Omit every picture and return the rest of the data unaltered.

◆ **GIVEN DATA**
****************

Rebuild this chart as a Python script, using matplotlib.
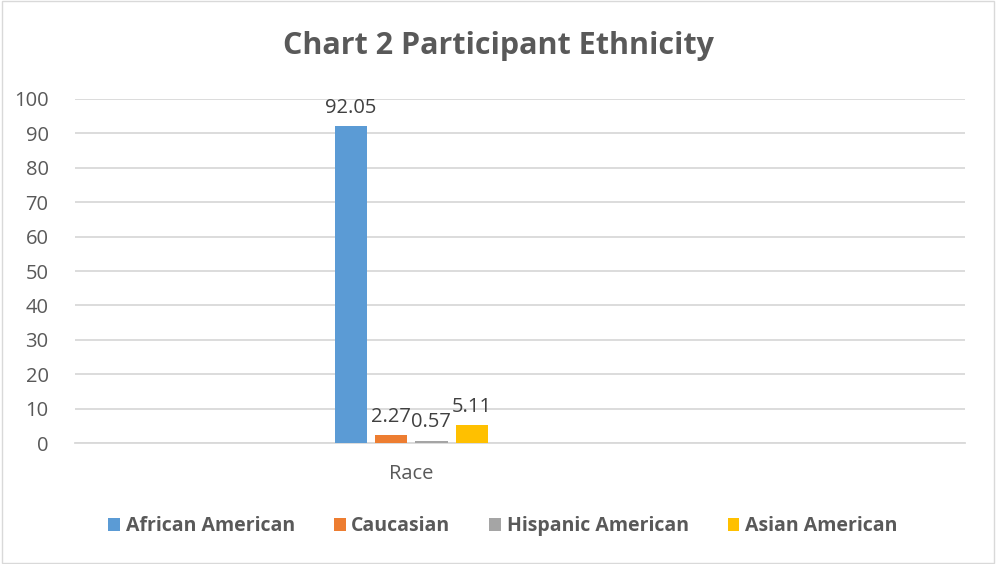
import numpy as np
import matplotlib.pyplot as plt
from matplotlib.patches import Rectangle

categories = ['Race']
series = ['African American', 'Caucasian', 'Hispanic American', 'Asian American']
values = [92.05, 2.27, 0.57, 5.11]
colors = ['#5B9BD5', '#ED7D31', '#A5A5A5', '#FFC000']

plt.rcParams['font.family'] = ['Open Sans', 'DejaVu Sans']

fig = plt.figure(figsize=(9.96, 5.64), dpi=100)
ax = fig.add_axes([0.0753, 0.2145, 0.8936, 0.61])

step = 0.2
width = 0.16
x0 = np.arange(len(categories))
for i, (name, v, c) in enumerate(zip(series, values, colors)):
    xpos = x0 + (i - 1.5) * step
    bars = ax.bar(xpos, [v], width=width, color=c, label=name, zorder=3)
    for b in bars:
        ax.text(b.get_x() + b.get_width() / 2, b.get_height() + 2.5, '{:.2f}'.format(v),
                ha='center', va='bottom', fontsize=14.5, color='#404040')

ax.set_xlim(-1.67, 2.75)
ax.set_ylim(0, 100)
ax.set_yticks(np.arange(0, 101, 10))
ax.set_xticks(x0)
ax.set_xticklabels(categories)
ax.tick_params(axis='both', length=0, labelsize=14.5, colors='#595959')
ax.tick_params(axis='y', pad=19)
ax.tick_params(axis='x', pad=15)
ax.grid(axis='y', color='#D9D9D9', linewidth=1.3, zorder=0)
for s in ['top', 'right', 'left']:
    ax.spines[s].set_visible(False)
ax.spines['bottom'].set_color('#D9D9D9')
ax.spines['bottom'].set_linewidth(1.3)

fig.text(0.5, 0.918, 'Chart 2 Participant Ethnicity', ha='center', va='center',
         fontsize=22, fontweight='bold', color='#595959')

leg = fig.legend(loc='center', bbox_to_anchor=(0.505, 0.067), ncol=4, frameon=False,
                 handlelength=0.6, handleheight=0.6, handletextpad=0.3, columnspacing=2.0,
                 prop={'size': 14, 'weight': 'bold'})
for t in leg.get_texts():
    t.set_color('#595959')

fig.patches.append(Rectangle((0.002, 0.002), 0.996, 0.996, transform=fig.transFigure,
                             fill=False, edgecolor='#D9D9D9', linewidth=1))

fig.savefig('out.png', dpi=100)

****************

◆ **TASK RESULT**
Rebuild this chart as a Python script, using matplotlib.
import numpy as np
import matplotlib.pyplot as plt
from matplotlib.patches import Rectangle

categories = ['Race']
series = ['African American', 'Caucasian', 'Hispanic American', 'Asian American']
values = [92.05, 2.27, 0.57, 5.11]
colors = ['#5B9BD5', '#ED7D31', '#A5A5A5', '#FFC000']

plt.rcParams['font.family'] = ['Open Sans', 'DejaVu Sans']

fig = plt.figure(figsize=(9.96, 5.64), dpi=100)
ax = fig.add_axes([0.0753, 0.2145, 0.8936, 0.61])

step = 0.2
width = 0.16
x0 = np.arange(len(categories))
for i, (name, v, c) in enumerate(zip(series, values, colors)):
    xpos = x0 + (i - 1.5) * step
    bars = ax.bar(xpos, [v], width=width, color=c, label=name, zorder=3)
    for b in bars:
        ax.text(b.get_x() + b.get_width() / 2, b.get_height() + 2.5, '{:.2f}'.format(v),
                ha='center', va='bottom', fontsize=14.5, color='#404040')

ax.set_xlim(-1.67, 2.75)
ax.set_ylim(0, 100)
ax.set_yticks(np.arange(0, 101, 10))
ax.set_xticks(x0)
ax.set_xticklabels(categories)
ax.tick_params(axis='both', length=0, labelsize=14.5, colors='#595959')
ax.tick_params(axis='y', pad=19)
ax.tick_params(axis='x', pad=15)
ax.grid(axis='y', color='#D9D9D9', linewidth=1.3, zorder=0)
for s in ['top', 'right', 'left']:
    ax.spines[s].set_visible(False)
ax.spines['bottom'].set_color('#D9D9D9')
ax.spines['bottom'].set_linewidth(1.3)

fig.text(0.5, 0.918, 'Chart 2 Participant Ethnicity', ha='center', va='center',
         fontsize=22, fontweight='bold', color='#595959')

leg = fig.legend(loc='center', bbox_to_anchor=(0.505, 0.067), ncol=4, frameon=False,
                 handlelength=0.6, handleheight=0.6, handletextpad=0.3, columnspacing=2.0,
                 prop={'size': 14, 'weight': 'bold'})
for t in leg.get_texts():
    t.set_color('#595959')

fig.patches.append(Rectangle((0.002, 0.002), 0.996, 0.996, transform=fig.transFigure,
                             fill=False, edgecolor='#D9D9D9', linewidth=1))

fig.savefig('out.png', dpi=100)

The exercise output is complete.